The Company’s insurance policies provide coverage for property damage, business interruption and reimbursement for other costs that were incurred relating to damages sustained during Hurricane Ian. Insurance proceeds are subject to deductibles. As of September 30, 2022, the Company recognized an impairment for the damage to LaPlaya and Southernmost Beach Resort, which resulted in an aggregate impairment loss of $12.9 million, which is included in impairment loss in the Company’s consolidated statement of operations and comprehensive income. The Company expects to incur additional costs related to the cleanup of the property and preparation of the property for reopening which are expected to be recovered through insurance proceeds. The Company is continuing to evaluate the financial impact of Hurricane Ian and its ability to recover, through insurance policies, any loss due to business interruption or damage to the hotel properties.
Impairment
The Company reviews its investment in hotel properties for impairment whenever events or circumstances indicate potential impairment. As a result of the ongoing effects of the COVID-19 pandemic on its expected future operating cash flows and estimated hold periods for certain properties, the Company determined certain impairment triggers had occurred and therefore, the Company assessed its investment in hotel properties for recoverability. Based on the analyses performed, for the nine months ended September 30, 2022, the Company recognized an impairment loss of $73.3 million related to two hotels as a result of their fair values being lower than their carrying values. The impairment loss was determined using Level 2 inputs under authoritative guidance for fair value measurements using information from marketing efforts for these properties. For the nine months ended September 30, 2021, the Company recognized an impairment loss of $14.9 million related to one hotel as a result of its fair value being lower than its carrying value. The impairment loss was determined using Level 2 inputs under authoritative guidance for fair value measurements using information from marketing efforts for this property.
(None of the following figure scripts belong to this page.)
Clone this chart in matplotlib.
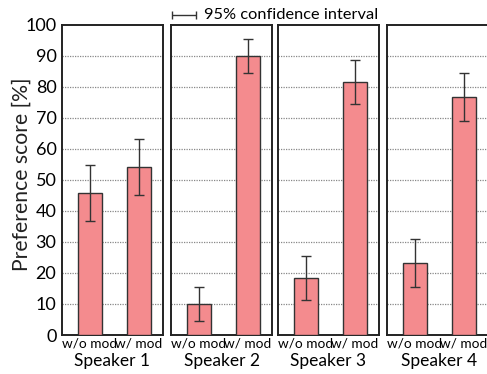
import matplotlib
matplotlib.use('Agg')
import matplotlib.pyplot as plt

plt.rcParams['font.family'] = ['Lato', 'DejaVu Sans']

speakers = ['Speaker 1', 'Speaker 2', 'Speaker 3', 'Speaker 4']
conditions = ['w/o mod', 'w/ mod']
scores = [[45.8, 54.2], [10.1, 89.9], [18.4, 81.6], [23.2, 76.8]]
ci = [[9.0, 9.0], [5.5, 5.5], [7.0, 7.0], [7.7, 7.7]]
yticks = [0, 10, 20, 30, 40, 50, 60, 70, 80, 90, 100]

bar_color = '#f48b8e'

W, H = 487, 374
fig = plt.figure(figsize=(W / 100, H / 100), dpi=100)

lefts = [62, 171, 278, 387]
widths = [101, 101, 101, 104]
bottom = (H - 335) / H
height = (335 - 24.7) / H

for i, name in enumerate(speakers):
    ax = fig.add_axes([lefts[i] / W, bottom, widths[i] / W, height])
    ax.bar([0, 1], scores[i], width=0.5, color=bar_color,
           edgecolor='#333333', linewidth=1.0, zorder=3)
    ax.errorbar([0, 1], scores[i], yerr=ci[i], fmt='none', ecolor='#333333',
                elinewidth=1.0, capsize=3.5, capthick=1.0, zorder=4)
    ax.set_xlim(-0.571, -0.571 + 2.062 * widths[i] / 101)
    ax.set_ylim(0, 100)
    for y in yticks[1:-1]:
        ax.axhline(y, color='#888888', linestyle=(0, (1, 1)), linewidth=0.9, zorder=1)
    ax.set_xticks([0, 1], conditions)
    ax.tick_params(axis='x', length=0, pad=2, labelsize=9.8)
    ax.set_xlabel(name, fontsize=12.5, labelpad=2)
    if i == 0:
        ax.set_yticks(yticks)
        ax.tick_params(axis='y', length=0, pad=4, labelsize=13)
    else:
        ax.set_yticks([])
    for s in ax.spines.values():
        s.set_linewidth(1.4)
        s.set_color('#222222')

fig.text(22 / W, 1 - 174 / H, 'Preference score [%]', rotation=90,
         fontsize=15.2, ha='center', va='center', color='#222222')

# confidence interval legend
leg = fig.add_axes([0, 0, 1, 1], facecolor='none')
leg.set_xlim(0, W)
leg.set_ylim(H, 0)
leg.axis('off')
leg.errorbar([184], [15], xerr=[12], fmt='none', ecolor='#333333',
             elinewidth=1.0, capsize=3, capthick=1.0)
leg.text(204, 14.5, '95% confidence interval', fontsize=11.8, va='center', ha='left')

fig.savefig('out.png', dpi=100)
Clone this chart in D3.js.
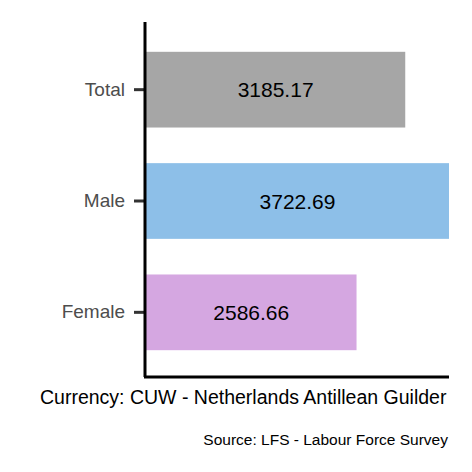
<!DOCTYPE html><html><head><script src="https://d3js.org/d3.v7.min.js"></script>
<style>body{margin:0;background:#fff}</style></head><body><svg id="c" width="472" height="472"></svg>
<script>
const categories=["Total","Male","Female"];
const values=[3185.17,3722.69,2586.66];
const colors=["#a6a6a6","#8dbfe8","#d5a7e1"];
const svg=d3.select("#c");
const font="Liberation Sans, Arial, sans-serif";
const x=d3.scaleLinear().domain([0,3722.69]).range([146,449]);
const y=d3.scaleBand().domain(categories).range([34,368]).paddingInner(0.32).paddingOuter(0.16);
svg.selectAll("rect").data(categories).join("rect")
 .attr("x",x(0)).attr("y",d=>y(d)).attr("height",y.bandwidth())
 .attr("width",(d,i)=>x(values[i])-x(0)).attr("fill",(d,i)=>colors[i]);
svg.selectAll("text.v").data(categories).join("text").attr("class","v")
 .attr("x",(d,i)=>(x(0)+x(values[i]))/2).attr("y",d=>y(d)+y.bandwidth()/2)
 .attr("dy","0.36em").attr("text-anchor","middle").attr("font-family",font).attr("font-size",21)
 .text((d,i)=>values[i].toFixed(2));
const ax=svg.append("g").attr("transform","translate(145,0)").call(d3.axisLeft(y).tickSize(11).tickPadding(9));
ax.select(".domain").remove();
ax.selectAll("line").attr("stroke","#333").attr("stroke-width",3);
ax.selectAll("text").attr("font-family",font).attr("font-size",19).attr("fill","#4d4d4d");
svg.append("line").attr("x1",145).attr("x2",145).attr("y1",22).attr("y2",377).attr("stroke","#000").attr("stroke-width",3);
svg.append("line").attr("x1",144).attr("x2",449).attr("y1",377).attr("y2",377).attr("stroke","#000").attr("stroke-width",3);
svg.append("text").attr("x",40).attr("y",404).attr("font-family",font).attr("font-size",19.5).text("Currency: CUW - Netherlands Antillean Guilder");
svg.append("text").attr("x",448).attr("y",445).attr("text-anchor","end").attr("font-family",font).attr("font-size",15.5).text("Source:  LFS - Labour Force Survey");
</script></body></html>
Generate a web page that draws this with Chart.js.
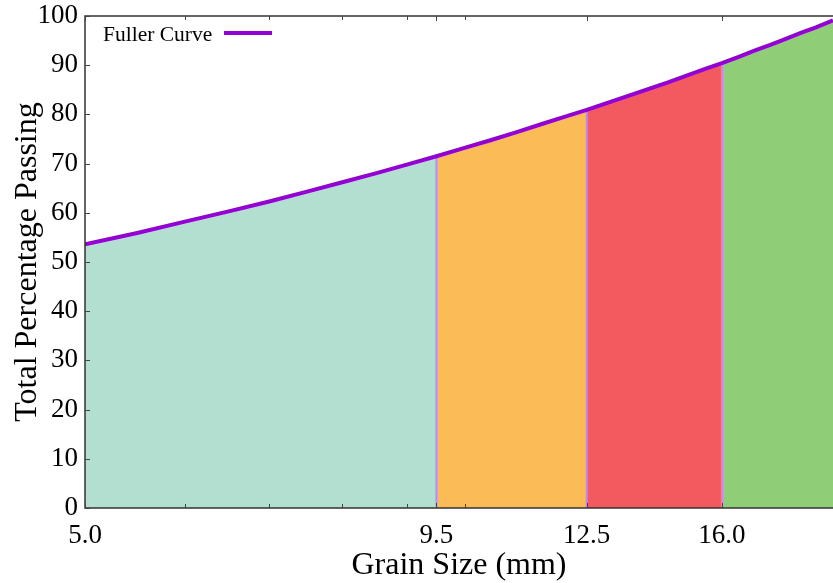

Right-of-use Assets and Lease Liabilities
The Company recognized right-of-use assets and related liabilities related to its ground leases, all of which are operating leases. When the rate implicit in the lease could not be determined, the Company used incremental borrowing rates, which ranged from 4.7% to 7.6%. In addition, the term used includes any options to exercise extensions when it is reasonably certain the Company will exercise such options. See Note 11. Commitments and Contingencies for additional information about the ground leases.
The right-of-use assets and liabilities are amortized to ground rent expense over the term of the underlying lease agreements. As of September 30, 2022, the Company's lease liabilities consisted of operating lease liabilities of $320.3 million and financing lease liabilities of $42.5 million. As of December 31, 2021, the Company's lease liabilities consisted of operating lease liabilities of $319.4 million and financing lease liabilities of $42.0 million. The financing lease liabilities are included in accounts payable, accrued expenses and other liabilities on the Company's accompanying consolidated balance sheets.